- 189 -
М. И. ГЛИНКА
ИЗ «ЗАПИСОК»
Летом того же 1828 года 1 Михаил Лукьянович Яковлев — композитор известных русских романсов и хорошо певший баритоном, — познакомил меня с бароном Дельвигом, известным нашим поэтом. Я нередко навещал его; зимою бывала там девица Лигле, мы игрывали в 4 руки. Барон Дельвиг передавал для моей музыки песню «Ах ты, ночь ли, ноченька», и тогда же я написал музыку на слова его же «Дедушка, девицы раз мне говорили», эту песню весьма ловко певал М. Л. Яковлев.
Около этого же времени я часто встречался с известнейшим поэтом нашим Александром Сергеевичем Пушкиным, который хаживал и прежде того к нам в пансион к брату своему, воспитывавшемуся со мною в пансионе, и пользовался его знакомством до самой его кончины.
Провел около целого дня с Грибоедовым (автором комедии «Горе от ума»). Он был очень хороший музыкант и сообщил мне тему грузинской песни, на которую вскоре потом А. С. Пушкин написал романс «Не пой, волшебница, при мне <...>» 2
<Зима 1834—1835 годов>
Я жил тогда домоседом <...>; несмотря на это, однако же, постоянно посещал вечера В. А. Жуковского. Он жил в Зимнем дворце, и у него еженедельно собиралось избранное общество, состоявшее из поэтов, литераторов и вообще людей, доступных изящному. Назову здесь некоторых: А. С. Пушкин, князь Вяземский, Гоголь, Плетнев — были постоянными посетителями. Гоголь при мне читал свою «Женитьбу». Князь Одоевский, Вельегорский и другие бывали также нередко. Иногда вместо чтения пели, играли на фортепьяно, бывали иногда и барыни, но которые были доступны изящным искусствам <...>
<Первое представление «Ивана Сусанина»>
Наконец в пятницу 27 ноября 1836 года назначено было первое представление оперы «Жизнь за царя».
- 190 -
Невозможно описать моих ощущений в тот день, в особенности перед началом представления. У меня была ложа во втором этаже, первый весь был занят придворными и первыми сановниками с семействами <...>
Первый акт прошел благополучно, известному трио сильно и дружно аплодировали.

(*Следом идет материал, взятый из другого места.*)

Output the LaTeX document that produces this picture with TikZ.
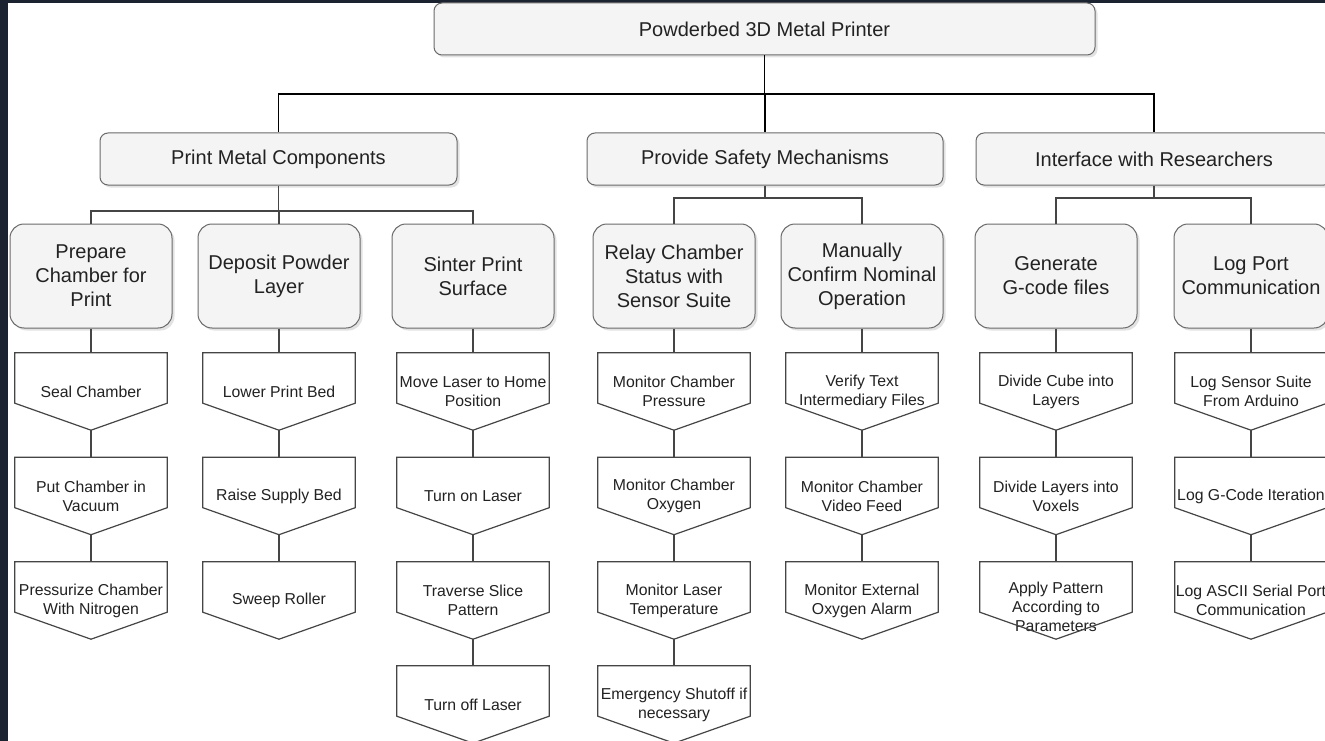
\documentclass[tikz,border=0pt]{standalone}
\usepackage{fontspec}
\setmainfont{Liberation Sans}
\usetikzlibrary{shadows}
\definecolor{bgdark}{HTML}{1B2230}
\definecolor{boxfill}{HTML}{F4F4F4}
\definecolor{boxline}{HTML}{6A6A6A}
\definecolor{txt}{HTML}{222222}
\definecolor{lnk}{HTML}{454545}
\begin{document}
\begin{tikzpicture}[x=1pt,y=-1pt,
  topbox/.style={draw=boxline, fill=boxfill, rounded corners=8pt, line width=1pt,
    drop shadow={shadow xshift=2.5pt,shadow yshift=-2.5pt,fill=black!22},
    minimum width=356pt, minimum height=52pt, inner sep=0pt,
    font=\fontsize{20}{24}\selectfont, text=txt},
  midbox/.style={topbox, rounded corners=14pt, minimum width=162pt, minimum height=104pt, align=center},
  pent/.style={minimum width=152pt, minimum height=77pt, inner sep=0pt, align=center,
    font=\fontsize{15.8}{19}\selectfont, text=txt},
  trunk/.style={draw=black, line width=1.3pt},
  link/.style={draw=lnk, line width=1.2pt},
  pentline/.style={draw=lnk, line width=1.2pt, line join=miter}
]
\useasboundingbox (0,0) rectangle (1325,741);
\clip (0,0) rectangle (1325,741);
\fill[bgdark] (0,0) rectangle (1325,741);
\fill[white] (8,3) rectangle (1325,741);

% level 0 and 1
\node[topbox, minimum width=661pt] (root) at (764.5,29) {Powderbed 3D Metal Printer};
\node[topbox, minimum width=357pt] (pmc) at (278.5,159) {Print Metal Components};
\node[topbox] (psm) at (765,159) {Provide Safety Mechanisms};
\node[topbox] (iwr) at (1154,159) {Interface with Researchers};

% level 2
\node[midbox] (pc) at (91,276) {Prepare\\Chamber for\\Print};
\node[midbox] (dp) at (279,276) {Deposit Powder\\Layer};
\node[midbox] (sp) at (473,276) {Sinter Print\\Surface};
\node[midbox] (rc) at (674,276) {Relay Chamber\\Status with\\Sensor Suite};
\node[midbox] (mc) at (862,276) {Manually\\Confirm Nominal\\Operation};
\node[midbox] (gg) at (1056,276) {Generate\\G-code files};
\node[midbox, minimum width=154pt] (lp) at (1251,276) {Log Port\\Communication};

% level 3
\node[pent] (a1) at (91,391.5) {Seal Chamber};
\node[pent] (a2) at (91,496) {Put Chamber in\\Vacuum};
\node[pent] (a3) at (91,600.5) {Pressurize Chamber\\With Nitrogen};

\node[pent] (b1) at (279,391.5) {Lower Print Bed};
\node[pent] (b2) at (279,496) {Raise Supply Bed};
\node[pent] (b3) at (279,600.5) {Sweep Roller};

\node[pent] (c1) at (473,391.5) {Move Laser to Home\\Position};
\node[pent] (c2) at (473,496) {Turn on Laser};
\node[pent] (c3) at (473,600.5) {Traverse Slice\\Pattern};
\node[pent] (c4) at (473,704.5) {Turn off Laser};

\node[pent] (d1) at (674,391.5) {Monitor Chamber\\Pressure};
\node[pent] (d2) at (674,496) {Monitor Chamber\\Oxygen};
\node[pent] (d3) at (674,600.5) {Monitor Laser\\Temperature};
\node[pent] (d4) at (674,704.5) {Emergency Shutoff if\\necessary};

\node[pent] (e1) at (862,391.5) {Verify Text\\Intermediary Files};
\node[pent] (e2) at (862,496) {Monitor Chamber\\Video Feed};
\node[pent] (e3) at (862,600.5) {Monitor External\\Oxygen Alarm};

\node[pent] (f1) at (1056,391.5) {Divide Cube into\\Layers};
\node[pent] (f2) at (1056,496) {Divide Layers into\\Voxels};
\node[pent] (f3) at (1056,600.5) {\smash{\raisebox{-12pt}{\begin{tabular}{@{}c@{}}Apply Pattern\\According to\\Parameters\end{tabular}}}};

\node[pent] (g1) at (1251,391.5) {Log Sensor Suite\\From Arduino};
\node[pent] (g2) at (1251,496) {Log G-Code Iteration};
\node[pent] (g3) at (1251,600.5) {Log ASCII Serial Port\\Communication};

% pentagon outlines
\foreach \n in {a1,a2,a3,b1,b2,b3,c1,c2,c3,c4,d1,d2,d3,d4,e1,e2,e3,f1,f2,f3,g1,g2,g3}
  \draw[pentline] (\n.north west) -- (\n.north east) -- ([yshift=27pt]\n.south east)
     -- (\n.south) -- ([yshift=27pt]\n.south west) -- cycle;

% trunk connectors
\coordinate (j0) at (764.5,94);
\draw[trunk] (root) -- (j0);
\draw[trunk] (j0) -| (pmc.north);
\draw[trunk] (j0) -| (psm.north);
\draw[trunk] (j0) -| (iwr.north);

% level 1 -> level 2
\coordinate (j1) at (278.5,211);
\draw[link] (pmc.south) -- (j1);
\draw[link] (j1) -| (pc.north);
\draw[link] (j1) -| (dp.north);
\draw[link] (j1) -| (sp.north);
\coordinate (j2) at (765,198);
\draw[link] (psm.south) -- (j2);
\draw[link] (j2) -| (rc.north);
\draw[link] (j2) -| (mc.north);
\coordinate (j3) at (1154,198);
\draw[link] (iwr.south) -- (j3);
\draw[link] (j3) -| (gg.north);
\draw[link] (j3) -| (lp.north);

% level 2 -> level 3 chains
\draw[link] (pc) -- (a1); \draw[link] (a1) -- (a2); \draw[link] (a2) -- (a3);
\draw[link] (dp) -- (b1); \draw[link] (b1) -- (b2); \draw[link] (b2) -- (b3);
\draw[link] (sp) -- (c1); \draw[link] (c1) -- (c2); \draw[link] (c2) -- (c3); \draw[link] (c3) -- (c4);
\draw[link] (rc) -- (d1); \draw[link] (d1) -- (d2); \draw[link] (d2) -- (d3); \draw[link] (d3) -- (d4);
\draw[link] (mc) -- (e1); \draw[link] (e1) -- (e2); \draw[link] (e2) -- (e3);
\draw[link] (gg) -- (f1); \draw[link] (f1) -- (f2); \draw[link] (f2) -- (f3);
\draw[link] (lp) -- (g1); \draw[link] (g1) -- (g2); \draw[link] (g2) -- (g3);
\end{tikzpicture}
\end{document}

В сцене поляков, начиная от польского до мазурки и финального хора, царствовало глубокое молчание, я пошел на сцену, сильно огорченный этим молчанием публики, и Иван Кавос, сын капельмейстера, управлявшего оркестром, тщетно уверял меня, что это происходило оттого, что тут действуют поляки: я оставался в недоумении.

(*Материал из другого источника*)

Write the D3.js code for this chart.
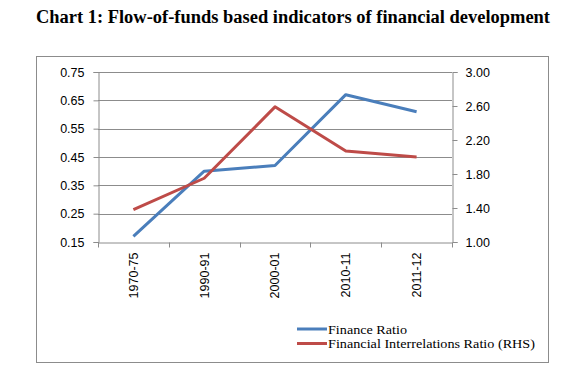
<!DOCTYPE html>
<html><head><meta charset="utf-8">
<script src="https://cdn.jsdelivr.net/npm/d3@7"></script>
<style>body{margin:0;background:#fff}svg{display:block}</style>
</head><body>
<svg id="c" width="575" height="374"></svg>
<script>
const title = "Chart 1: Flow-of-funds based indicators of financial development";
const categories = ["1970-75","1990-91","2000-01","2010-11","2011-12"];
const financeRatio = [0.17, 0.40, 0.42, 0.67, 0.61];
const firRatio = [1.38, 1.75, 2.59, 2.07, 2.00];
const leftTicks = [0.15,0.25,0.35,0.45,0.55,0.65,0.75];
const rightTicks = [1.00,1.40,1.80,2.20,2.60,3.00];
const seriesNames = ["Finance Ratio","Financial Interrelations Ratio (RHS)"];
const colors = ["#4a7ebb","#be4b48"];

const svg = d3.select("#c");
const L=98, R=452, T=72, B=242;

svg.append("text").attr("x",36).attr("y",23)
  .attr("font-family","Liberation Serif, Times New Roman, serif")
  .attr("font-weight","bold").attr("font-size",18).attr("fill","#000")
  .attr("textLength",514).attr("lengthAdjust","spacingAndGlyphs")
  .text(title);

// outer frame
svg.append("rect").attr("x",36.5).attr("y",56.5).attr("width",512).attr("height",306)
  .attr("fill","#fff").attr("stroke","#8c8c8c").attr("stroke-width",1);

const x = d3.scaleBand().domain(categories).range([L,R]);
const yL = d3.scaleLinear().domain([0.15,0.75]).range([B,T]);
const yR = d3.scaleLinear().domain([1.0,3.0]).range([B,T]);

// gridlines
svg.append("g").selectAll("line").data(leftTicks.slice(1)).join("line")
  .attr("x1",L).attr("x2",R).attr("y1",d=>Math.round(yL(d))+0.5).attr("y2",d=>Math.round(yL(d))+0.5)
  .attr("stroke","#8c8c8c").attr("stroke-width",1);

const tickFont = "Liberation Sans, Arial, sans-serif";
// left axis
const gL = svg.append("g").attr("transform",`translate(${L+0.5},0)`)
  .call(d3.axisLeft(yL).tickValues(leftTicks).tickFormat(d3.format(".2f")).tickSizeOuter(0).tickSize(5).tickPadding(9));
// right axis
const gR = svg.append("g").attr("transform",`translate(${R+0.5},0)`)
  .call(d3.axisRight(yR).tickValues(rightTicks).tickFormat(d3.format(".2f")).tickSizeOuter(0).tickSize(5).tickPadding(8));
// x axis
const gX = svg.append("g").attr("transform",`translate(0,${B+0.5})`)
  .call(d3.axisBottom(x).tickSize(0).tickSizeOuter(0));
gX.selectAll(".tick line").remove();
const bounds = categories.map(c=>x(c)).concat([R]);
gX.selectAll(".bt").data(bounds).join("line").attr("class","bt")
  .attr("x1",d=>Math.round(d)+0.5).attr("x2",d=>Math.round(d)+0.5).attr("y1",0).attr("y2",5)
  .attr("stroke","#8c8c8c");
gX.selectAll(".tick text").attr("transform","rotate(-90)")
  .attr("text-anchor","end").attr("x",-10).attr("y",0).attr("dy","0.35em");

[gL,gR,gX].forEach(g=>{
  g.selectAll(".domain").attr("stroke","#8c8c8c");
  g.selectAll(".tick line").attr("stroke","#8c8c8c");
  g.selectAll("text").attr("font-family",tickFont).attr("font-size",12.5).attr("fill","#000");
});

// lines
const cx = d=>x(d)+x.bandwidth()/2;
const lineL = d3.line().x((d,i)=>cx(categories[i])).y(d=>yL(d));
const lineR = d3.line().x((d,i)=>cx(categories[i])).y(d=>yR(d));
svg.append("path").datum(financeRatio).attr("d",lineL).attr("fill","none")
  .attr("stroke",colors[0]).attr("stroke-width",3).attr("stroke-linejoin","round");
svg.append("path").datum(firRatio).attr("d",lineR).attr("fill","none")
  .attr("stroke",colors[1]).attr("stroke-width",3).attr("stroke-linejoin","round");

// legend
const legendWidths = [79, 207];
const lg = svg.append("g");
seriesNames.forEach((n,i)=>{
  const yy = 329 + i*14.5;
  lg.append("line").attr("x1",297).attr("x2",327).attr("y1",yy).attr("y2",yy)
    .attr("stroke",colors[i]).attr("stroke-width",3);
  lg.append("text").attr("x",328).attr("y",yy).attr("dy","0.35em")
    .attr("font-family","Liberation Serif, Times New Roman, serif").attr("font-size",13)
    .attr("textLength",legendWidths[i]).attr("lengthAdjust","spacingAndGlyphs")
    .attr("fill","#000").text(n);
});
</script>
</body></html>
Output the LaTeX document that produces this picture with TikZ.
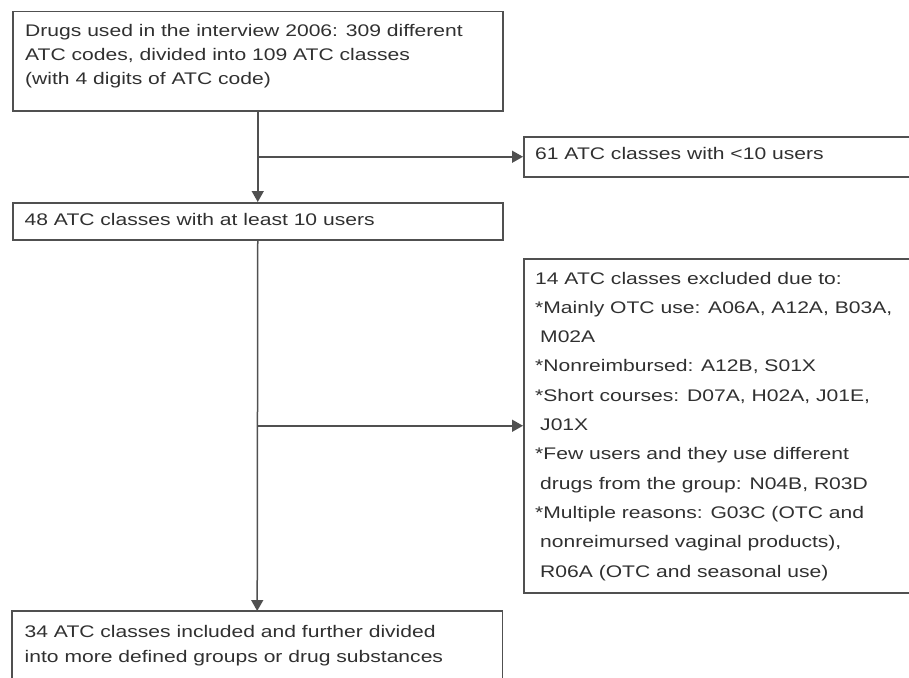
\documentclass[tikz,border=0pt]{standalone}
\usepackage{fontspec}
\setmainfont{Liberation Sans}[FakeStretch=1.255]
\usetikzlibrary{arrows.meta}
\definecolor{linec}{HTML}{505050}
\definecolor{textc}{HTML}{303030}
\begin{document}
\begin{tikzpicture}[x=1pt,y=-1pt,
  boxc/.style={draw=linec,line width=1.5pt,inner sep=0pt,anchor=north west,rectangle},
  openbox/.style={inner sep=0pt,anchor=north west,rectangle},
  txt/.style={inner sep=0pt,anchor=base west,text=textc},
  arr/.style={draw=linec,line width=1.5pt,-{Triangle[length=11pt,width=12pt]}}]
\useasboundingbox (0,0) rectangle (909,677);
\clip (0,0) rectangle (909,677);
% boxes
\node[boxc,minimum width=490pt,minimum height=99pt] (b1) at (12,11) {};
\node[boxc,minimum width=392pt,minimum height=40pt] (b61) at (523,136) {};
\node[boxc,minimum width=490pt,minimum height=37pt] (b2) at (12,202) {};
\node[boxc,minimum width=392pt,minimum height=334pt] (b3) at (523,258) {};
\node[openbox,minimum width=490pt,minimum height=90pt] (b4) at (12,611) {};
\draw[draw=linec,line width=1.5pt] (b4.south west) -- (b4.north west) -- (b4.north east) -- (b4.south east);
% texts
\node[txt] (t1) at (25,36.5) {\parbox[t]{470pt}{\fontsize{16.8}{24}\selectfont
Drugs used in the interview 2006: 309 different\\
ATC codes, divided into 109 ATC classes\\
(with 4 digits of ATC code)}};
\node[txt] (t61) at (535,159.5) {\fontsize{16.8}{24}\selectfont 61 ATC classes with <10 users};
\node[txt] (t2) at (24.5,225) {\fontsize{16.8}{24}\selectfont 48 ATC classes with at least 10 users};
\node[txt] (t3) at (535,284) {\parbox[t]{370pt}{\fontsize{16.8}{29.3}\selectfont
14 ATC classes excluded due to:\\{}%
*Mainly OTC use: A06A, A12A, B03A,\\
\hspace*{5pt}M02A\\{}%
*Nonreimbursed: A12B, S01X\\{}%
*Short courses: D07A, H02A, J01E,\\
\hspace*{5pt}J01X\\{}%
*Few users and they use different\\
\hspace*{5pt}drugs from the group: N04B, R03D\\{}%
*Multiple reasons: G03C (OTC and\\
\hspace*{5pt}nonreimursed vaginal products),\\
\hspace*{5pt}R06A (OTC and seasonal use)}};
\node[txt] (t4) at (24.5,637.5) {\parbox[t]{470pt}{\fontsize{16.8}{25.3}\selectfont
34 ATC classes included and further divided\\
into more defined groups or drug substances}};
% connectors
\draw[arr] (b1.south) -- (b2.north);
\draw[arr] (b1.south |- b61.west) -- (b61.west);
\draw[arr] (b2.south) -- (b4.north);
\draw[arr] (b2.south |- b3.west) -- (b3.west);
\end{tikzpicture}
\end{document}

Появление Воробьевой рассеяло все мои сомнения в успехе: песнь сироты, дуэт Воробьевой с Петровым, квартет, сцена с поляками G-dur и прочие номера акта прошли с большим успехом.
В 4-м акте хористы, игравшие поляков, в конце сцены, происходящей в лесу, напали на Петрова с таким остервенением, что разорвали его рубашку, и он не на шутку должен был от них защищаться.

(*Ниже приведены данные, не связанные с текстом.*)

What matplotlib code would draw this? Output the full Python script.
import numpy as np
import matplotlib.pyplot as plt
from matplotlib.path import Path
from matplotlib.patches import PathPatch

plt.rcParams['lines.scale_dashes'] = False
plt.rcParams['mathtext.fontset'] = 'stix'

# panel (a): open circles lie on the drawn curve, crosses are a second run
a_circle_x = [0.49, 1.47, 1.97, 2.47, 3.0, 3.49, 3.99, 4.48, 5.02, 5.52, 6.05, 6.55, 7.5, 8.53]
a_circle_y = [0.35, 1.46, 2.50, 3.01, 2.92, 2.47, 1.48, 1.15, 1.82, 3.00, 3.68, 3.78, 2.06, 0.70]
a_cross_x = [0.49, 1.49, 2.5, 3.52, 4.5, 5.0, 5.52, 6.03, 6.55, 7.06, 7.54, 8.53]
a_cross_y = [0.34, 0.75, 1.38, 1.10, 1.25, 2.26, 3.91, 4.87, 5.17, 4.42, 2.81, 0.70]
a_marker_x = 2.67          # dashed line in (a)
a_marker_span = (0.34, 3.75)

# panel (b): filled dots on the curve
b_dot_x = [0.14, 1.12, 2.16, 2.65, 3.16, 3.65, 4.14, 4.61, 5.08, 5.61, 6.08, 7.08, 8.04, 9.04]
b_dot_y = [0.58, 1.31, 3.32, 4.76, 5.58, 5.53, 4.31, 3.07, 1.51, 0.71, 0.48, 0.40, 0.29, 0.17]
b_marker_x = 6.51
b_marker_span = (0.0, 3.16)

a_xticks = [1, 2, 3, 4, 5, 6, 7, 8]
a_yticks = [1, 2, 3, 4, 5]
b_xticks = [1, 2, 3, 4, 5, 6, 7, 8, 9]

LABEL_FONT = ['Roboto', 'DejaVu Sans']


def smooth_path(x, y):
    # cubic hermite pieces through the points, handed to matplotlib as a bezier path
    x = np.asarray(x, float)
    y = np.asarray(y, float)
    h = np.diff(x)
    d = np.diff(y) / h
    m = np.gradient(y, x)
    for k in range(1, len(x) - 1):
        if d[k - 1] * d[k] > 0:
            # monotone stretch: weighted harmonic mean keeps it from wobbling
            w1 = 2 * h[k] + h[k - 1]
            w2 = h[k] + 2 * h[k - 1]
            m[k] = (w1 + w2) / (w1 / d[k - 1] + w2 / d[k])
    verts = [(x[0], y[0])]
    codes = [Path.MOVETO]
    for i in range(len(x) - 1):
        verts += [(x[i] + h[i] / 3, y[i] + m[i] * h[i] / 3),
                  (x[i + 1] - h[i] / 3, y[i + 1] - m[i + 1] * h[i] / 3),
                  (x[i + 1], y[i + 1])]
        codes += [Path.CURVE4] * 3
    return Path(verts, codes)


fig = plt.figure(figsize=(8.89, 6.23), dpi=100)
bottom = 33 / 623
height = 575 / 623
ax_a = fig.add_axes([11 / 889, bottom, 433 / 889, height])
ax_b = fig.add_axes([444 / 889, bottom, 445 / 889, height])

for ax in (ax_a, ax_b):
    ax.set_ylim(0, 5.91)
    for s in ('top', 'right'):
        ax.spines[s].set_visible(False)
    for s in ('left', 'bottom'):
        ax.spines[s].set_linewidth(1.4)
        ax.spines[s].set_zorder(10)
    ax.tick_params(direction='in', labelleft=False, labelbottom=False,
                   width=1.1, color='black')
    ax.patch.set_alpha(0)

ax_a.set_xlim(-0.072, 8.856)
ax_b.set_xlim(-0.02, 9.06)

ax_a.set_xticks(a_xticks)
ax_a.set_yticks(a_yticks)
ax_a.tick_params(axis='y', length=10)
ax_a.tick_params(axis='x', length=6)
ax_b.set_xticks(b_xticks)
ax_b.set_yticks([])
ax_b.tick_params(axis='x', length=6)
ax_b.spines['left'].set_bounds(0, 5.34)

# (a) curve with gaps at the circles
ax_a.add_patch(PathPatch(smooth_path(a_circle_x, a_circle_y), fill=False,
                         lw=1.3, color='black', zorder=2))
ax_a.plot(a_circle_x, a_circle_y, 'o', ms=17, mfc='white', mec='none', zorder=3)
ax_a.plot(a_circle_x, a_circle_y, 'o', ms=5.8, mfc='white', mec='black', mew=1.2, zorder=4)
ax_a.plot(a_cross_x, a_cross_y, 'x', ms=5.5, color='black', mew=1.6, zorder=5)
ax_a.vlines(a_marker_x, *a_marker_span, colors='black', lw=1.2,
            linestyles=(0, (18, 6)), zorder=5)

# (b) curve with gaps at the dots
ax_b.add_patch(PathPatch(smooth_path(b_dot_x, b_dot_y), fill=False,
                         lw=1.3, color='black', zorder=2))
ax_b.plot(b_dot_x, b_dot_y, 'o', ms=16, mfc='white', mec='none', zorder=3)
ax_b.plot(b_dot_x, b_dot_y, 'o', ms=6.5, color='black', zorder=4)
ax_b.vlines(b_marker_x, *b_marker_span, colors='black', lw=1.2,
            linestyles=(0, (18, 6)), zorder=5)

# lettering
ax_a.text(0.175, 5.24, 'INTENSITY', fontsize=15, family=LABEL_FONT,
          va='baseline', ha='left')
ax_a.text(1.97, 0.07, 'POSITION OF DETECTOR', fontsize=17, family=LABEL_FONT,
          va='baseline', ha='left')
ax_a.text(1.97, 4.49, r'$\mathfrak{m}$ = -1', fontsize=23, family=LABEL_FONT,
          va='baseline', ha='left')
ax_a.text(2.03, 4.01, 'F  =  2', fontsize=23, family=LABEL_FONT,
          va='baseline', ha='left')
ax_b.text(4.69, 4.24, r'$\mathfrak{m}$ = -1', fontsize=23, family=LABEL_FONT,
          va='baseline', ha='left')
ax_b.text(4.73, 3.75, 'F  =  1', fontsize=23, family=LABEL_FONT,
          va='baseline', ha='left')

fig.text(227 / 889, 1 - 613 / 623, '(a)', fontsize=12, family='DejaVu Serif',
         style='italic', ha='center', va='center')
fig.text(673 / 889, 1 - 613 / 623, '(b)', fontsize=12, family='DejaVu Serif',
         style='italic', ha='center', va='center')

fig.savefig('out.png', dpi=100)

Великолепный спектакль эпилога, представляющий ликование народа в Кремле, поразил меня самого; Воробьева была, как всегда, превосходна в трио с хором.
Успех оперы был совершенный, я был в чаду и теперь решительно не помню, что происходило, когда опустили занавес <...>
В заключение этого периода жизни моей считаю не лишним привести здесь стихи, сочиненные в честь мою на дружеском вечере у к. Одоевского Жуковским, Пушкиным, к. Вяземским и Соболевским* <...> 3
Я так же часто видался с Жуковским и Пушкиным. Жуковский в конце зимы с 1836 на 1837 год дал мне однажды фантазию «Ночной смотр», только что им написанную. К вечеру она уже была готова, и я пел ее у себя в присутствии Жуковского и Пушкина. Матушка была еще у нас, и она искренно радовалась увидеть у меня таких избранных гостей 4.